Pushing the campaign nevertheless, Defense Minister Gerard Longuet said Le Pen has become a legitimate interlocutor for Sarkozy’s majority since she replaced her bombastic father as National Front leader. Longuet’s suggestion, in an interview with the extreme-right weekly Minute, was understood as a proposal for an anti-Socialist front in legislative elections scheduled in June.
The idea produced a howl of outrage, from some of Sarkozy’s supporters as well as Hollande’s. Former Prime Minister Jean-Pierre Raffarin, a Sarkozy backer, called Longuet’s declaration “regrettable on the substance and inopportune on the form,” and Sarkozy’s party, the Union for a Popular Movement, said such a front would never be contemplated.
The Socialist candidate called on Sarkozy to dismiss Longuet to dissociate himself from the suggestion. The minister issued a clarification seeking to play down his comments, but Sarkozy did not fire him.
A recent opinion poll said a majority of French voters considers the National Front as a danger to democracy because of its radical stands.

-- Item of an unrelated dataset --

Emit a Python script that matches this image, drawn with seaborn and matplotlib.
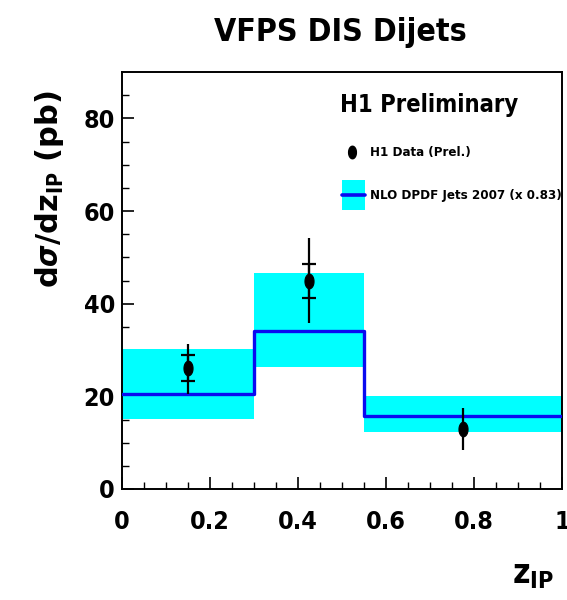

In its program, the front called for a withdrawal from the euro, the common European currency, a drastic reduction in immigration and an automatic preference for French citizens seeking employment.
In addition, Sarkozy’s move to the right has come at the expense of consistency on a number of points. At the beginning of his campaign, for instance, he advocated “convergence” with Germany to improve the French economy. But in a speech this week, he declared that France must protect its national identity and said enforcing territorial and cultural borders was a central campaign issue.
“He has changed his opinion on almost everything,” Vedel said. “It’s pretty astonishing.”
Philippe Labro, a veteran commentator, compared the campaign’s final days to a boxing match. In an essay in Le Figaro, he said Sarkozy knows he is behind on points but keeps punching away in hope of scoring what he knows is an unlikely last-minute knockout.